**DO THIS:** Take the lines from the beginning of the material through the line containing "import seaborn as sns" and retype them exactly, leaving the pictures out.

■ ■ ■

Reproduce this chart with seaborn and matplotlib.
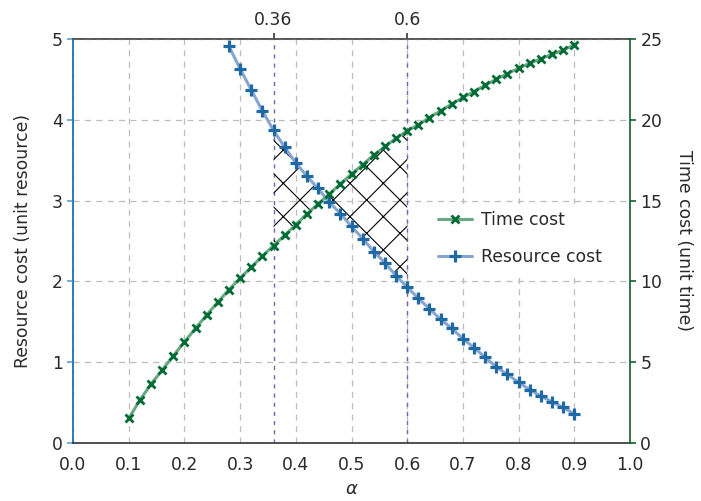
import numpy as np
import pandas as pd
import matplotlib
matplotlib.use("Agg")
import matplotlib.pyplot as plt
import seaborn as sns

# ---------------- data ----------------
alpha_time = [0.10, 0.12, 0.14, 0.16, 0.18, 0.20, 0.22, 0.24, 0.26, 0.28,
              0.30, 0.32, 0.34, 0.36, 0.38, 0.40, 0.42, 0.44, 0.46, 0.48,
              0.50, 0.52, 0.54, 0.56, 0.58, 0.60, 0.62, 0.64, 0.66, 0.68,
              0.70, 0.72, 0.74, 0.76, 0.78, 0.80, 0.82, 0.84, 0.86, 0.88, 0.90]
time_cost = [1.52, 2.65, 3.64, 4.51, 5.39, 6.25, 7.10, 7.92, 8.72, 9.49,
             10.20, 10.88, 11.56, 12.22, 12.86, 13.50, 14.18, 14.80, 15.41, 16.03,
             16.65, 17.22, 17.82, 18.35, 18.85, 19.32, 19.69, 20.14, 20.56, 20.97,
             21.38, 21.75, 22.14, 22.51, 22.86, 23.19, 23.50, 23.78, 24.06, 24.32, 24.63]

alpha_res = [0.28, 0.30, 0.32, 0.34, 0.36, 0.38, 0.40, 0.42, 0.44, 0.46,
             0.48, 0.50, 0.52, 0.54, 0.56, 0.58, 0.60, 0.62, 0.64, 0.66,
             0.68, 0.70, 0.72, 0.74, 0.76, 0.78, 0.80, 0.82, 0.84, 0.86, 0.88, 0.90]
resource_cost = [4.91, 4.63, 4.37, 4.11, 3.87, 3.66, 3.47, 3.30, 3.15, 2.98,
                 2.84, 2.68, 2.53, 2.37, 2.23, 2.07, 1.93, 1.79, 1.66, 1.53,
                 1.42, 1.29, 1.18, 1.06, 0.94, 0.85, 0.75, 0.66, 0.58, 0.51, 0.44, 0.36]

marked_alphas = [0.36, 0.6]
marked_labels = ["0.36", "0.6"]
x_ticks = [0.0, 0.1, 0.2, 0.3, 0.4, 0.5, 0.6, 0.7, 0.8, 0.9, 1.0]
left_ticks = [0, 1, 2, 3, 4, 5]
right_ticks = [0, 5, 10, 15, 20, 25]

# ---------------- style ----------------
sns.set_style("white")
plt.rcParams["font.family"] = ["DejaVu Sans"]
plt.rcParams["font.size"] = 6.2
plt.rcParams["hatch.linewidth"] = 0.4
plt.rcParams["lines.scale_dashes"] = False
plt.rcParams["mathtext.fontset"] = "dejavusans"

BLUE_LINE = "#86a5cf"
BLUE_MARK = "#1f6aa5"
GREEN_LINE = "#6aa882"
GREEN_MARK = "#006b35"
BLUE_SPINE = "#2c7bb6"
GREEN_SPINE = "#11612e"
GRID = "#bdbdbd"
VLINE = "#6c6ca8"
TXT = "#2a2a2a"
FS = 6.2

fig = plt.figure(figsize=(3.505, 2.505), dpi=200)
ax = fig.add_axes([73 / 701, 1 - 443 / 501, (630 - 73) / 701, (443 - 39) / 501])
ax2 = ax.twinx()

df_t = pd.DataFrame({"alpha": alpha_time, "time": time_cost})
df_r = pd.DataFrame({"alpha": alpha_res, "res": resource_cost})

# resource cost on left axis
sns.lineplot(data=df_r, x="alpha", y="res", ax=ax, color=BLUE_LINE, lw=1.1,
             marker="+", markersize=4.4, markeredgewidth=1.15,
             markeredgecolor=BLUE_MARK, markerfacecolor=BLUE_MARK,
             label="Resource cost", legend=False, zorder=3)

# time cost on right axis
sns.lineplot(data=df_t, x="alpha", y="time", ax=ax2, color=GREEN_LINE, lw=1.1,
             marker="x", markersize=2.7, markeredgewidth=1.0,
             markeredgecolor=GREEN_MARK, markerfacecolor=GREEN_MARK,
             label="Time cost", legend=False, zorder=3)

ax.set_xlim(0, 1)
ax.set_ylim(0, 5)
ax2.set_ylim(0, 25)

# hatched region between the curves, for 0.36 <= alpha <= 0.6
a_t = np.array(alpha_time)
t_v = np.array(time_cost)
a_r = np.array(alpha_res)
r_v = np.array(resource_cost)
m_r = (a_r >= 0.36 - 1e-9) & (a_r <= 0.6 + 1e-9)
sel_t = np.array([t_v[np.argmin(np.abs(a_t - a))] for a in a_r[m_r]])
scale = ax.get_ylim()[1] / ax2.get_ylim()[1]
ax.fill_between(a_r[m_r], r_v[m_r], sel_t * scale, facecolor="none",
                edgecolor="black", hatch="xx", linewidth=0, zorder=2)

# vertical marker lines
for a in marked_alphas:
    ax.axvline(a, color=VLINE, lw=0.5, linestyle=(0, (1.5, 1.8)), zorder=1.5)

# grid
ax.set_xticks(x_ticks)
ax.set_yticks(left_ticks)
ax2.set_yticks(right_ticks)
ax.grid(True, color=GRID, lw=0.45, linestyle=(0, (2.2, 1.9)))
ax2.grid(False)

# spines
for s in ["left", "right", "top", "bottom"]:
    ax2.spines[s].set_visible(s == "right")
ax.spines["right"].set_visible(False)
ax.spines["left"].set_color(BLUE_SPINE)
ax.spines["left"].set_linewidth(0.7)
ax.spines["bottom"].set_color("#333333")
ax.spines["bottom"].set_linewidth(0.6)
ax.spines["top"].set_color("#555555")
ax.spines["top"].set_linewidth(0.6)
ax2.spines["right"].set_color(GREEN_SPINE)
ax2.spines["right"].set_linewidth(0.6)

ax.tick_params(axis="x", direction="out", length=2.0, width=0.5, colors="#333333",
               labelcolor=TXT, labelsize=FS, pad=2.5)
ax.tick_params(axis="y", direction="out", length=2.2, width=0.6, colors="#5b9fd0",
               labelcolor=TXT, labelsize=FS, pad=1.5)
ax2.tick_params(axis="y", direction="out", length=2.2, width=0.6, colors=GREEN_SPINE,
                labelcolor=TXT, labelsize=FS, pad=1.5)

ax.set_xticklabels([f"{v:.1f}" for v in x_ticks])
ax.set_yticklabels([str(v) for v in left_ticks])
ax2.set_yticklabels([str(v) for v in right_ticks])

# top axis with marked alphas
sec = ax.secondary_xaxis("top")
sec.set_xticks(marked_alphas)
sec.set_xticklabels(marked_labels)
sec.spines["top"].set_color("#555555")
sec.spines["top"].set_linewidth(0.6)
sec.tick_params(axis="x", direction="out", length=2.2, width=0.6, colors="#333333",
                labelcolor=TXT, labelsize=FS, pad=1.5)

ax.set_xlabel(r"$\alpha$", fontsize=6.5, color=TXT, labelpad=2.5)
ax.set_ylabel("Resource cost (unit resource)", fontsize=FS, color=TXT, labelpad=7)
ax2.set_ylabel("Time cost (unit time)", fontsize=FS, color=TXT, rotation=270,
               labelpad=11)

# legend
h1, l1 = ax2.get_legend_handles_labels()
h2, l2 = ax.get_legend_handles_labels()
leg = ax2.legend(h1 + h2, l1 + l2, loc="upper left",
                 bbox_to_anchor=(0.643, 0.592), borderaxespad=0.0,
                 frameon=True, fancybox=False,
                 framealpha=1.0, edgecolor="none", facecolor="white",
                 fontsize=FS, handlelength=2.0, handletextpad=0.5,
                 labelspacing=1.1, borderpad=0.4)
for t in leg.get_texts():
    t.set_color(TXT)

fig.savefig("out.png", dpi=200)
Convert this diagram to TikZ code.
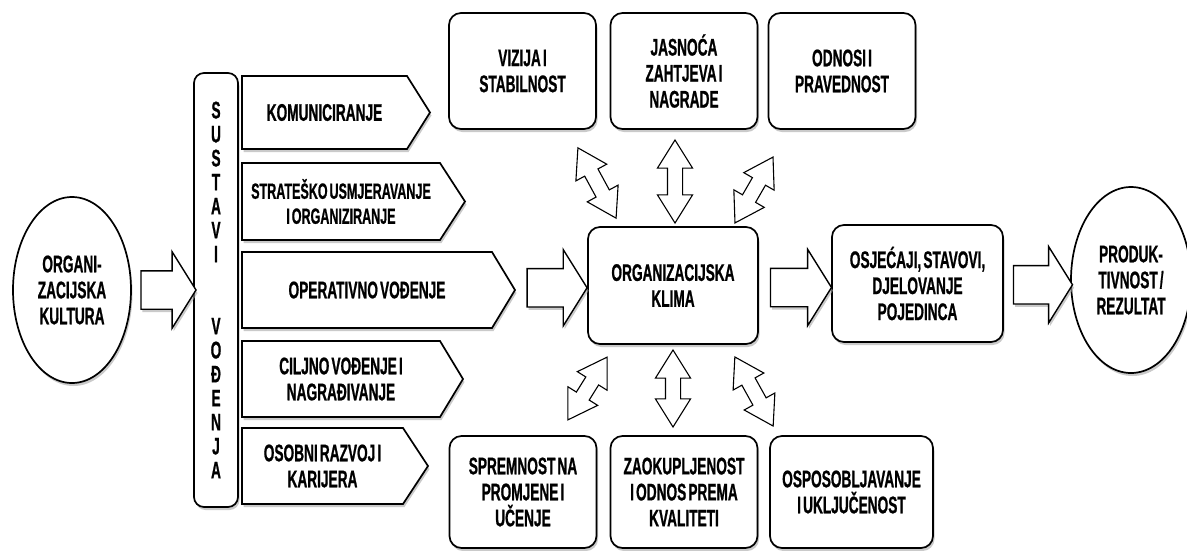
\documentclass[tikz,border=0pt]{standalone}
\usepackage{fontspec}
\setmainfont{Liberation Sans}[FakeStretch=0.57,WordSpace=0.55,BoldFeatures={FakeBold=0.8}]
\usetikzlibrary{shapes.geometric,shapes.arrows,shadows,calc}

\tikzset{
  boxshadow/.style={drop shadow={shadow xshift=1.5pt,shadow yshift=-3pt,fill=black!35,opacity=.6}},
  lbl/.style={font=\bfseries\fontsize{24}{26}\selectfont, align=center},
  rbox/.style={lbl, draw, fill=white, line width=1.7pt, rounded corners=12pt, inner sep=2pt, boxshadow},
  oval/.style={lbl, ellipse, draw, fill=white, line width=1.7pt, inner sep=0pt, boxshadow},
  pent/.style={draw, fill=white, line width=1.7pt, boxshadow},
  fatarrow/.style={single arrow, draw, fill=white, line width=1.4pt, inner xsep=0pt, inner ysep=18.5pt,
    minimum width=75pt, single arrow head extend=19pt, single arrow tip angle=116, boxshadow},
  twoarrow/.style={double arrow, draw, fill=white, line width=1.1pt, inner xsep=0pt, inner ysep=7pt,
    minimum width=34pt, double arrow head extend=10pt, double arrow tip angle=64}
}

% style, name, left, top, bottom, shoulder, tip, text
\newcommand{\pentbox}[8][]{%
  \draw[pent] (#3,#4) -- (#6,#4) -- (#7,{(#4+#5)/2}) -- (#6,#5) -- (#3,#5) -- cycle;
  \coordinate (#2tip) at (#7,{(#4+#5)/2});
  \node[lbl,#1] (#2) at ({(#3+#6)/2},{(#4+#5)/2}) {#8};
}

\begin{document}
\begin{tikzpicture}[x=1pt,y=-1pt]
    \useasboundingbox (0,0) rectangle (1187,550);

    \node[oval, minimum width=118pt, minimum height=186pt] (org) at (72,290) {ORGANI-\\ZACIJSKA\\KULTURA};

    \node[rbox, rounded corners=10pt, minimum width=44pt, minimum height=434pt,
      font=\bfseries\fontsize{24}{24}\selectfont] (sustavi) at (216,290)
      {S\\U\\S\\T\\A\\V\\I\\~\\~\\V\\O\\Đ\\E\\N\\J\\A};

    \pentbox{kom}{242}{76}{149}{407}{430}{KOMUNICIRANJE}
    \pentbox[font=\bfseries\fontsize{22}{25}\selectfont]{strat}{242}{163}{240}{440}{465}{STRATEŠKO USMJERAVANJE\\I ORGANIZIRANJE}
    \pentbox{oper}{242}{252}{328}{492}{515}{OPERATIVNO VOĐENJE}
    \pentbox{cilj}{242}{341}{417}{440}{463}{CILJNO VOĐENJE I\\NAGRAĐIVANJE}
    \pentbox{osob}{242}{428}{504}{403}{428}{OSOBNI RAZVOJ I\\KARIJERA}

    \node[rbox, minimum width=170pt, minimum height=117pt] (klima) at (673,285.5) {ORGANIZACIJSKA\\KLIMA};

    \node[rbox, minimum width=147pt, minimum height=116pt] (vizija) at (522.5,71) {VIZIJA I\\STABILNOST};
    \node[rbox, minimum width=147pt, minimum height=116pt] (jasnoca) at (684,71) {JASNOĆA\\ZAHTJEVA I\\NAGRADE};
    \node[rbox, minimum width=147pt, minimum height=116pt] (odnosi) at (842,71) {ODNOSI I\\PRAVEDNOST};

    \node[rbox, minimum width=147pt, minimum height=112pt] (spremnost) at (523,492) {SPREMNOST NA\\PROMJENE I\\UČENJE};
    \node[rbox, minimum width=147pt, minimum height=112pt] (zaokup) at (684,492) {ZAOKUPLJENOST\\I ODNOS PREMA\\KVALITETI};
    \node[rbox, minimum width=163pt, minimum height=112pt] (osposob) at (851.5,492) {OSPOSOBLJAVANJE\\I UKLJUČENOST};

    \node[rbox, minimum width=171pt, minimum height=117pt] (osjecaji) at (917.5,283.5) {OSJEĆAJI, STAVOVI,\\DJELOVANJE\\POJEDINCA};

    \node[oval, minimum width=120pt, minimum height=186pt] (prod) at (1131,280) {PRODUK-\\TIVNOST /\\REZULTAT};

    \node[fatarrow, minimum height=55pt] (a1) at ($(org.east)!.5!(sustavi.west)$) {};
    \node[fatarrow, minimum height=60pt] (a2) at ($(opertip)!.5!(klima.west)$) {};
    \node[fatarrow, minimum height=61pt] (a3) at ($(klima.east)!.5!(osjecaji.west)+(0,3)$) {};
    \node[fatarrow, minimum height=59pt] (a4) at ($(osjecaji.east)!.5!(prod.west)+(0,3)$) {};

    \node[twoarrow, minimum height=80pt, rotate=-61.5] (d1) at (597,183) {};
    \node[twoarrow, minimum height=83pt, rotate=90] (d2) at (675,181.5) {};
    \node[twoarrow, minimum height=76pt, rotate=60] (d3) at (754,190) {};
    \node[twoarrow, minimum height=74pt, rotate=58] (d4) at (587.5,388.5) {};
    \node[twoarrow, minimum height=77pt, rotate=90] (d5) at (673,388.5) {};
    \node[twoarrow, minimum height=79pt, rotate=-61] (d6) at (754,391.5) {};
\end{tikzpicture}
\end{document}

■ ■ ■

**CORRECT ANSWER:**
Reproduce this chart with seaborn and matplotlib.
import numpy as np
import pandas as pd
import matplotlib
matplotlib.use("Agg")
import matplotlib.pyplot as plt
import seaborn as sns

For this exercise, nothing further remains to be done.